SET TASK: Write every line out verbatim and omit the pictures.

INFORMATION PROVIDED:
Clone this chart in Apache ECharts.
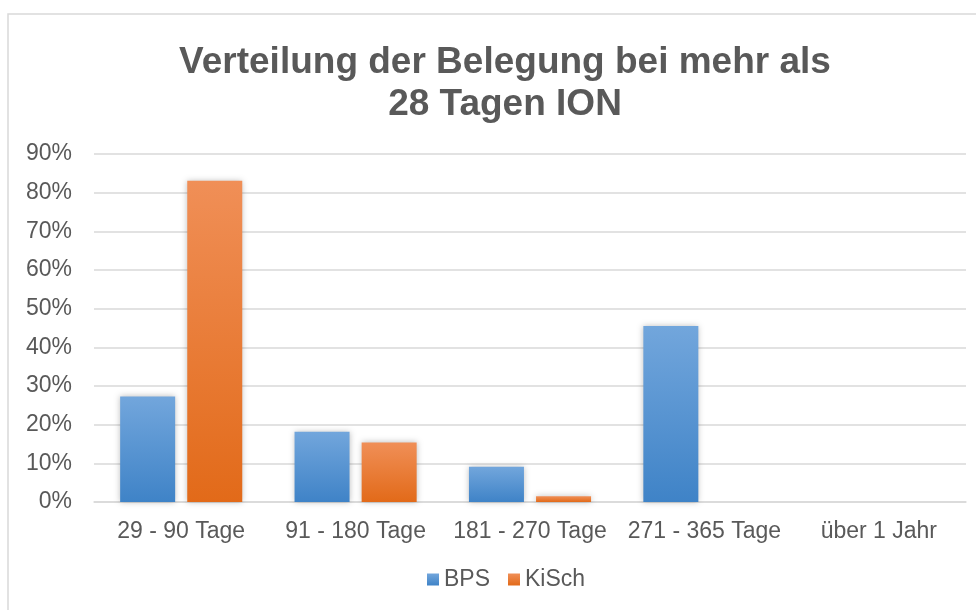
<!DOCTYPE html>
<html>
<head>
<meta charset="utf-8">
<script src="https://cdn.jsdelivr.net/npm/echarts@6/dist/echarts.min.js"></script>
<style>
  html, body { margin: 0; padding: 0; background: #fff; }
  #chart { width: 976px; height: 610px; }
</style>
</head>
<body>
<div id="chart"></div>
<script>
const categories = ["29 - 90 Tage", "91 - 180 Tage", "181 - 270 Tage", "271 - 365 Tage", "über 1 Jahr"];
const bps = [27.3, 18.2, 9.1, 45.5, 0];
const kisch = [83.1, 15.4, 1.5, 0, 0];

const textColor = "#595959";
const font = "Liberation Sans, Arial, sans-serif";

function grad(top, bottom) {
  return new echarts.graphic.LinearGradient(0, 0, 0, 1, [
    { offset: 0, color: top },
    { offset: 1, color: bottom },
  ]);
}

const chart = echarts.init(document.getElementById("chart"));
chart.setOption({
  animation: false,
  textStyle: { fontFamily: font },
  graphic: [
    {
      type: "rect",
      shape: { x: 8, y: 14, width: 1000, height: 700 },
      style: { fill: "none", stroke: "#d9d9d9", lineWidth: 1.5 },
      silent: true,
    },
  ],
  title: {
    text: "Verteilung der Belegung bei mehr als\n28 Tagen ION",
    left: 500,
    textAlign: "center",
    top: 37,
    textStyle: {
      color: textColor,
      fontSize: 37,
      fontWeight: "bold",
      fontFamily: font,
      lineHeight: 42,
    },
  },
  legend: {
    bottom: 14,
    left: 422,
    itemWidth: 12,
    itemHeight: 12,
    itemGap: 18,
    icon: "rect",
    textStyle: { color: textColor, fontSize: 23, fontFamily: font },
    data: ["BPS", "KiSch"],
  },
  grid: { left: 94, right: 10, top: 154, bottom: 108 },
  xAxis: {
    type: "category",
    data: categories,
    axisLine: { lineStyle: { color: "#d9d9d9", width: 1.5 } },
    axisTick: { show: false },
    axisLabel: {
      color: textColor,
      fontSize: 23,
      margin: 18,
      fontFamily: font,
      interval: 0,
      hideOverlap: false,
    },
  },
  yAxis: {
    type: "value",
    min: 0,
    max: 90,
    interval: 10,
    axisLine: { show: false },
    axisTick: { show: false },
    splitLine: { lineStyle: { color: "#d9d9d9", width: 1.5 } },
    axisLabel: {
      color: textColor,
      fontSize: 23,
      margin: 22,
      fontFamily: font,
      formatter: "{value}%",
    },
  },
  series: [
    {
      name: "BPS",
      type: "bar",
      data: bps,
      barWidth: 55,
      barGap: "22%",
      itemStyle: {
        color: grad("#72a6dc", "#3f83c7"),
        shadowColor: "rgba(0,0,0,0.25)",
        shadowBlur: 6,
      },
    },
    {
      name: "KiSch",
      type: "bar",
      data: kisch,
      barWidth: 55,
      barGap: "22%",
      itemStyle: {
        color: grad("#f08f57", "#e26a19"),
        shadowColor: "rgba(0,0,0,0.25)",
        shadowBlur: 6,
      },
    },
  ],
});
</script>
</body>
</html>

SOLUTION FOR THIS PROBLEM:
Clone this chart in Apache ECharts.
<!DOCTYPE html>
<html>
<head>
<meta charset="utf-8">
<script src="https://cdn.jsdelivr.net/npm/echarts@6/dist/echarts.min.js"></script>
<style>
  html, body { margin: 0; padding: 0; background: #fff; }
  #chart { width: 976px; height: 610px; }
</style>
</head>
<body>
<div id="chart"></div>
<script>
const categories = ["29 - 90 Tage", "91 - 180 Tage", "181 - 270 Tage", "271 - 365 Tage", "über 1 Jahr"];
const bps = [27.3, 18.2, 9.1, 45.5, 0];
const kisch = [83.1, 15.4, 1.5, 0, 0];

const textColor = "#595959";
const font = "Liberation Sans, Arial, sans-serif";

function grad(top, bottom) {
  return new echarts.graphic.LinearGradient(0, 0, 0, 1, [
    { offset: 0, color: top },
    { offset: 1, color: bottom },
  ]);
}

const chart = echarts.init(document.getElementById("chart"));
chart.setOption({
  animation: false,
  textStyle: { fontFamily: font },
  graphic: [
    {
      type: "rect",
      shape: { x: 8, y: 14, width: 1000, height: 700 },
      style: { fill: "none", stroke: "#d9d9d9", lineWidth: 1.5 },
      silent: true,
    },
  ],
  title: {
    text: "Verteilung der Belegung bei mehr als\n28 Tagen ION",
    left: 500,
    textAlign: "center",
    top: 37,
    textStyle: {
      color: textColor,
      fontSize: 37,
      fontWeight: "bold",
      fontFamily: font,
      lineHeight: 42,
    },
  },
  legend: {
    bottom: 14,
    left: 422,
    itemWidth: 12,
    itemHeight: 12,
    itemGap: 18,
    icon: "rect",
    textStyle: { color: textColor, fontSize: 23, fontFamily: font },
    data: ["BPS", "KiSch"],
  },
  grid: { left: 94, right: 10, top: 154, bottom: 108 },
  xAxis: {
    type: "category",
    data: categories,
    axisLine: { lineStyle: { color: "#d9d9d9", width: 1.5 } },
    axisTick: { show: false },
    axisLabel: {
      color: textColor,
      fontSize: 23,
      margin: 18,
      fontFamily: font,
      interval: 0,
      hideOverlap: false,
    },
  },
  yAxis: {
    type: "value",
    min: 0,
    max: 90,
    interval: 10,
    axisLine: { show: false },
    axisTick: { show: false },
    splitLine: { lineStyle: { color: "#d9d9d9", width: 1.5 } },
    axisLabel: {
      color: textColor,
      fontSize: 23,
      margin: 22,
      fontFamily: font,
      formatter: "{value}%",
    },
  },
  series: [
    {
      name: "BPS",
      type: "bar",
      data: bps,
      barWidth: 55,
      barGap: "22%",
      itemStyle: {
        color: grad("#72a6dc", "#3f83c7"),
        shadowColor: "rgba(0,0,0,0.25)",
        shadowBlur: 6,
      },
    },
    {
      name: "KiSch",
      type: "bar",
      data: kisch,
      barWidth: 55,
      barGap: "22%",
      itemStyle: {
        color: grad("#f08f57", "#e26a19"),
        shadowColor: "rgba(0,0,0,0.25)",
        shadowBlur: 6,
      },
    },
  ],
});
</script>
</body>
</html>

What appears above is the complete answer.